Direction —
Give every entry again, unchanged, and leave its images out.

Entries with chart source code:
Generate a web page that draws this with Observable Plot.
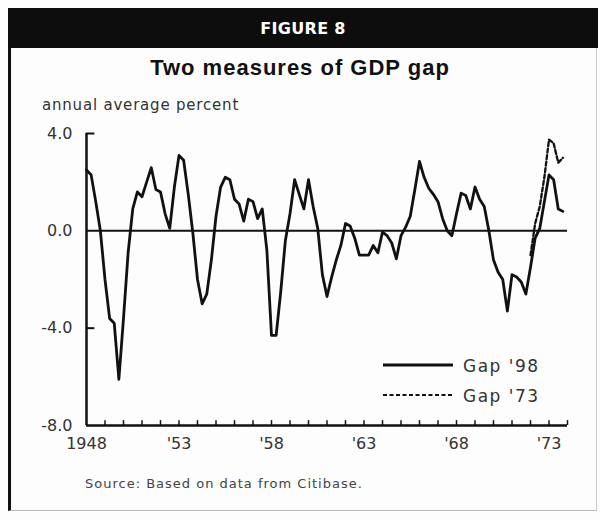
<!DOCTYPE html>
<html>
<head>
<meta charset="utf-8">
<script src="https://cdn.jsdelivr.net/npm/d3@7"></script>
<script src="https://cdn.jsdelivr.net/npm/@observablehq/plot@0.6"></script>
<style>
  body { margin: 0; background: #fff; }
  #wrap { position: relative; width: 600px; height: 520px; background: #fdfdfd; font-family: "DejaVu Sans", sans-serif; overflow: hidden; }
  #frame { position: absolute; left: 8px; top: 8px; width: 589px; height: 503px; border-left: 3px solid #111; border-bottom: 1px solid #bbb; border-right: 1px solid #ccc; box-sizing: border-box; }
  #header { position: absolute; left: 8px; top: 8px; width: 590px; height: 40px; background: #0d0d0d; color: #fff; text-align: center; line-height: 41px; font-weight: bold; font-size: 16px; letter-spacing: 0.3px; }
  #title { position: absolute; left: 0; width: 600px; top: 55px; text-align: center; font-weight: bold; font-size: 22px; letter-spacing: 1px; color: #111; font-family: "Liberation Sans", sans-serif; }
  #subtitle { position: absolute; left: 42px; top: 96px; font-size: 15px; letter-spacing: 0.8px; color: #333; }
  #chart { position: absolute; left: 0; top: 110px; }
  #legend { position: absolute; left: 0; top: 0; }
  #source { position: absolute; left: 85px; top: 476px; font-size: 13px; letter-spacing: 1px; color: #444; }
</style>
</head>
<body>
<div id="wrap">
  <div id="frame"></div>
  <div id="header">FIGURE 8</div>
  <div id="title">Two measures of GDP gap</div>
  <div id="subtitle">annual average percent</div>
  <div id="chart"></div>
  <svg id="legend" width="600" height="520">
    <line x1="383" x2="453" y1="365" y2="365" stroke="#111" stroke-width="3"></line>
    <text x="463" y="372" font-size="17" letter-spacing="1.5" fill="#333" font-family="DejaVu Sans">Gap '98</text>
    <line x1="383" x2="453" y1="395" y2="395" stroke="#111" stroke-width="2.2" stroke-dasharray="4,2.5"></line>
    <text x="463" y="402" font-size="17" letter-spacing="1.5" fill="#333" font-family="DejaVu Sans">Gap '73</text>
  </svg>
  <div id="source">Source: Based on data from Citibase.</div>
</div>
<script>
// Quarterly GDP gap, Gap '98, starting 1948 Q1
const start98 = 1948.0;
const gap98 = [
  2.5, 2.3, 1.2, 0.0,      // 1948
  -2.0, -3.6, -3.8, -6.1,  // 1949
  -3.6, -0.9, 0.9, 1.6,    // 1950
  1.4, 2.0, 2.6, 1.7,      // 1951
  1.6, 0.7, 0.1, 1.8,      // 1952
  3.1, 2.9, 1.5, -0.1,     // 1953
  -2.0, -3.0, -2.6, -1.2,  // 1954
  0.6, 1.8, 2.2, 2.1,      // 1955
  1.3, 1.1, 0.4, 1.3,      // 1956
  1.2, 0.5, 0.9, -0.8,     // 1957
  -4.3, -4.3, -2.5, -0.4,  // 1958
  0.7, 2.1, 1.5, 0.9,      // 1959
  2.1, 1.0, 0.1, -1.8,     // 1960
  -2.7, -1.9, -1.2, -0.6,  // 1961
  0.3, 0.2, -0.3, -1.0,    // 1962
  -1.0, -1.0, -0.6, -0.9,  // 1963
  -0.05, -0.2, -0.5, -1.15,// 1964
  -0.2, 0.15, 0.6, 1.7,    // 1965
  2.85, 2.2, 1.75, 1.5,    // 1966
  1.2, 0.5, 0.0, -0.2,     // 1967
  0.7, 1.55, 1.45, 0.9,    // 1968
  1.8, 1.3, 1.0, 0.0,      // 1969
  -1.2, -1.7, -2.0, -3.3,  // 1970
  -1.8, -1.9, -2.1, -2.6,  // 1971
  -1.5, -0.3, 0.1, 1.2,    // 1972
  2.3, 2.1, 0.9, 0.8       // 1973
];
// Gap '73, starting 1972 Q1
const start73 = 1972.0;
const gap73 = [-1.0, 0.3, 1.0, 2.2, 3.75, 3.6, 2.8, 3.0];

const xDomain = [1948, 1974];
const yDomain = [-8, 4];
const yTicks = [4, 0, -4, -8];
const yInnerTicks = [4, -4];
const xLabelYears = [1948, 1953, 1958, 1963, 1968, 1973];
const xTickYears = d3.range(1949, 1975);

const rows98 = gap98.map((v, i) => ({date: start98 + i * 0.25, value: v}));
const rows73 = gap73.map((v, i) => ({date: start73 + i * 0.25, value: v}));

const chart = Plot.plot({
  width: 600,
  height: 360,
  marginLeft: 86,
  marginRight: 33,
  marginTop: 23,
  marginBottom: 45,
  style: {background: "transparent", fontFamily: "DejaVu Sans, sans-serif", color: "#333"},
  x: {domain: xDomain, label: null},
  y: {domain: yDomain, label: null},
  marks: [
    Plot.axisY({ticks: yTicks, tickSize: 0, tickPadding: 14, fontSize: 16, label: null, tickFormat: d => d.toFixed(1), fill: "#333"}),
    Plot.axisX({ticks: xLabelYears, tickSize: 0, tickPadding: 12, fontSize: 16, label: null, fill: "#333",
      tickFormat: d => d === 1948 ? "1948" : "'" + String(d).slice(2)}),
    Plot.ruleX([xDomain[0]], {y1: yDomain[0], y2: yDomain[1], stroke: "#111", strokeWidth: 2.5}),
    Plot.ruleY(yInnerTicks, {x1: xDomain[0], x2: xDomain[0] + 0.45, stroke: "#111", strokeWidth: 2}),
    Plot.ruleX(xTickYears, {y1: yDomain[0], y2: yDomain[0] + 0.2, stroke: "#111", strokeWidth: 1.5}),
    Plot.ruleY([yDomain[0]], {stroke: "#111", strokeWidth: 2.5}),
    Plot.ruleY([0], {stroke: "#111", strokeWidth: 2}),
    Plot.line(rows73, {x: "date", y: "value", stroke: "#111", strokeWidth: 2.3, strokeDasharray: "4,2.5"}),
    Plot.line(rows98, {x: "date", y: "value", stroke: "#111", strokeWidth: 2.8, strokeLinejoin: "round"})
  ]
});
document.getElementById("chart").appendChild(chart);
</script>
</body>
</html>
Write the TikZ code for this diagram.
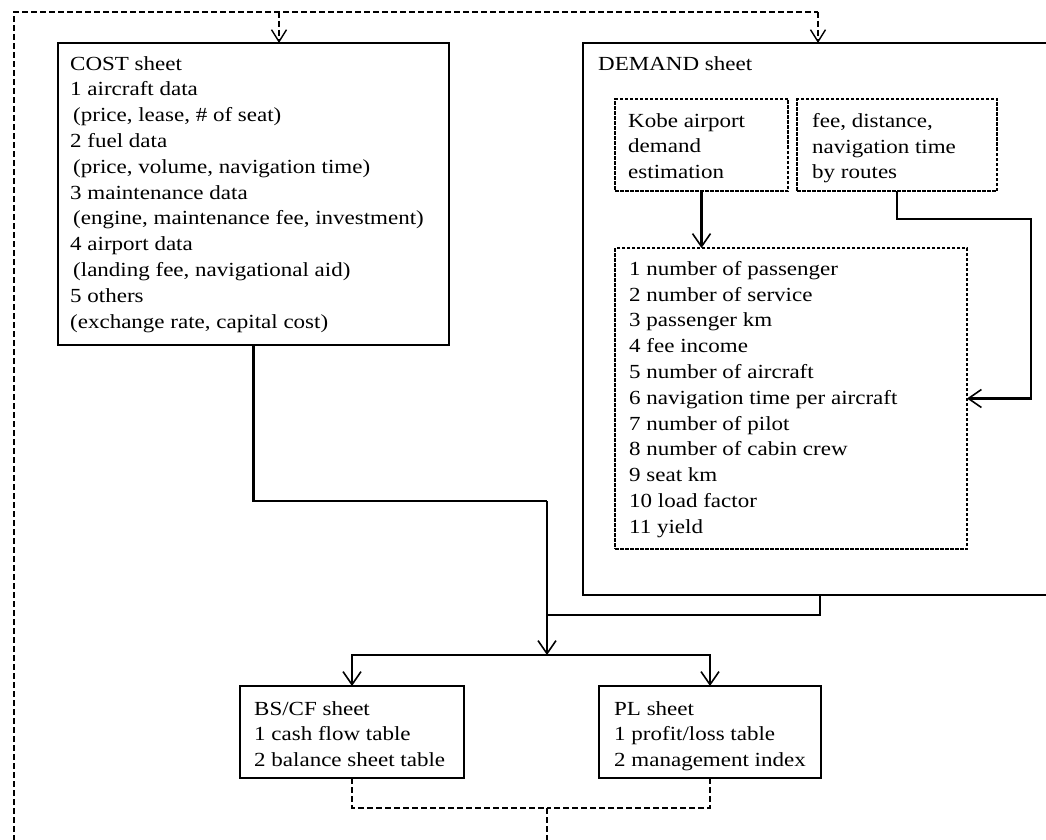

Solution to the problem —
Generate a web page that draws this with Observable Plot.
<!DOCTYPE html>
<html>
<head>
<meta charset="utf-8">
<script src="https://cdn.jsdelivr.net/npm/d3@7"></script>
<script src="https://cdn.jsdelivr.net/npm/@observablehq/plot@0.6"></script>
<style>
  body { margin: 0; background: #fff; }
  #wrap { position: relative; width: 600px; height: 520px; background: #fdfdfd; font-family: "DejaVu Sans", sans-serif; overflow: hidden; }
  #frame { position: absolute; left: 8px; top: 8px; width: 589px; height: 503px; border-left: 3px solid #111; border-bottom: 1px solid #bbb; border-right: 1px solid #ccc; box-sizing: border-box; }
  #header { position: absolute; left: 8px; top: 8px; width: 590px; height: 40px; background: #0d0d0d; color: #fff; text-align: center; line-height: 41px; font-weight: bold; font-size: 16px; letter-spacing: 0.3px; }
  #title { position: absolute; left: 0; width: 600px; top: 55px; text-align: center; font-weight: bold; font-size: 22px; letter-spacing: 1px; color: #111; font-family: "Liberation Sans", sans-serif; }
  #subtitle { position: absolute; left: 42px; top: 96px; font-size: 15px; letter-spacing: 0.8px; color: #333; }
  #chart { position: absolute; left: 0; top: 110px; }
  #legend { position: absolute; left: 0; top: 0; }
  #source { position: absolute; left: 85px; top: 476px; font-size: 13px; letter-spacing: 1px; color: #444; }
</style>
</head>
<body>
<div id="wrap">
  <div id="frame"></div>
  <div id="header">FIGURE 8</div>
  <div id="title">Two measures of GDP gap</div>
  <div id="subtitle">annual average percent</div>
  <div id="chart"></div>
  <svg id="legend" width="600" height="520">
    <line x1="383" x2="453" y1="365" y2="365" stroke="#111" stroke-width="3"></line>
    <text x="463" y="372" font-size="17" letter-spacing="1.5" fill="#333" font-family="DejaVu Sans">Gap '98</text>
    <line x1="383" x2="453" y1="395" y2="395" stroke="#111" stroke-width="2.2" stroke-dasharray="4,2.5"></line>
    <text x="463" y="402" font-size="17" letter-spacing="1.5" fill="#333" font-family="DejaVu Sans">Gap '73</text>
  </svg>
  <div id="source">Source: Based on data from Citibase.</div>
</div>
<script>
// Quarterly GDP gap, Gap '98, starting 1948 Q1
const start98 = 1948.0;
const gap98 = [
  2.5, 2.3, 1.2, 0.0,      // 1948
  -2.0, -3.6, -3.8, -6.1,  // 1949
  -3.6, -0.9, 0.9, 1.6,    // 1950
  1.4, 2.0, 2.6, 1.7,      // 1951
  1.6, 0.7, 0.1, 1.8,      // 1952
  3.1, 2.9, 1.5, -0.1,     // 1953
  -2.0, -3.0, -2.6, -1.2,  // 1954
  0.6, 1.8, 2.2, 2.1,      // 1955
  1.3, 1.1, 0.4, 1.3,      // 1956
  1.2, 0.5, 0.9, -0.8,     // 1957
  -4.3, -4.3, -2.5, -0.4,  // 1958
  0.7, 2.1, 1.5, 0.9,      // 1959
  2.1, 1.0, 0.1, -1.8,     // 1960
  -2.7, -1.9, -1.2, -0.6,  // 1961
  0.3, 0.2, -0.3, -1.0,    // 1962
  -1.0, -1.0, -0.6, -0.9,  // 1963
  -0.05, -0.2, -0.5, -1.15,// 1964
  -0.2, 0.15, 0.6, 1.7,    // 1965
  2.85, 2.2, 1.75, 1.5,    // 1966
  1.2, 0.5, 0.0, -0.2,     // 1967
  0.7, 1.55, 1.45, 0.9,    // 1968
  1.8, 1.3, 1.0, 0.0,      // 1969
  -1.2, -1.7, -2.0, -3.3,  // 1970
  -1.8, -1.9, -2.1, -2.6,  // 1971
  -1.5, -0.3, 0.1, 1.2,    // 1972
  2.3, 2.1, 0.9, 0.8       // 1973
];
// Gap '73, starting 1972 Q1
const start73 = 1972.0;
const gap73 = [-1.0, 0.3, 1.0, 2.2, 3.75, 3.6, 2.8, 3.0];

const xDomain = [1948, 1974];
const yDomain = [-8, 4];
const yTicks = [4, 0, -4, -8];
const yInnerTicks = [4, -4];
const xLabelYears = [1948, 1953, 1958, 1963, 1968, 1973];
const xTickYears = d3.range(1949, 1975);

const rows98 = gap98.map((v, i) => ({date: start98 + i * 0.25, value: v}));
const rows73 = gap73.map((v, i) => ({date: start73 + i * 0.25, value: v}));

const chart = Plot.plot({
  width: 600,
  height: 360,
  marginLeft: 86,
  marginRight: 33,
  marginTop: 23,
  marginBottom: 45,
  style: {background: "transparent", fontFamily: "DejaVu Sans, sans-serif", color: "#333"},
  x: {domain: xDomain, label: null},
  y: {domain: yDomain, label: null},
  marks: [
    Plot.axisY({ticks: yTicks, tickSize: 0, tickPadding: 14, fontSize: 16, label: null, tickFormat: d => d.toFixed(1), fill: "#333"}),
    Plot.axisX({ticks: xLabelYears, tickSize: 0, tickPadding: 12, fontSize: 16, label: null, fill: "#333",
      tickFormat: d => d === 1948 ? "1948" : "'" + String(d).slice(2)}),
    Plot.ruleX([xDomain[0]], {y1: yDomain[0], y2: yDomain[1], stroke: "#111", strokeWidth: 2.5}),
    Plot.ruleY(yInnerTicks, {x1: xDomain[0], x2: xDomain[0] + 0.45, stroke: "#111", strokeWidth: 2}),
    Plot.ruleX(xTickYears, {y1: yDomain[0], y2: yDomain[0] + 0.2, stroke: "#111", strokeWidth: 1.5}),
    Plot.ruleY([yDomain[0]], {stroke: "#111", strokeWidth: 2.5}),
    Plot.ruleY([0], {stroke: "#111", strokeWidth: 2}),
    Plot.line(rows73, {x: "date", y: "value", stroke: "#111", strokeWidth: 2.3, strokeDasharray: "4,2.5"}),
    Plot.line(rows98, {x: "date", y: "value", stroke: "#111", strokeWidth: 2.8, strokeLinejoin: "round"})
  ]
});
document.getElementById("chart").appendChild(chart);
</script>
</body>
</html>
Write the TikZ code for this diagram.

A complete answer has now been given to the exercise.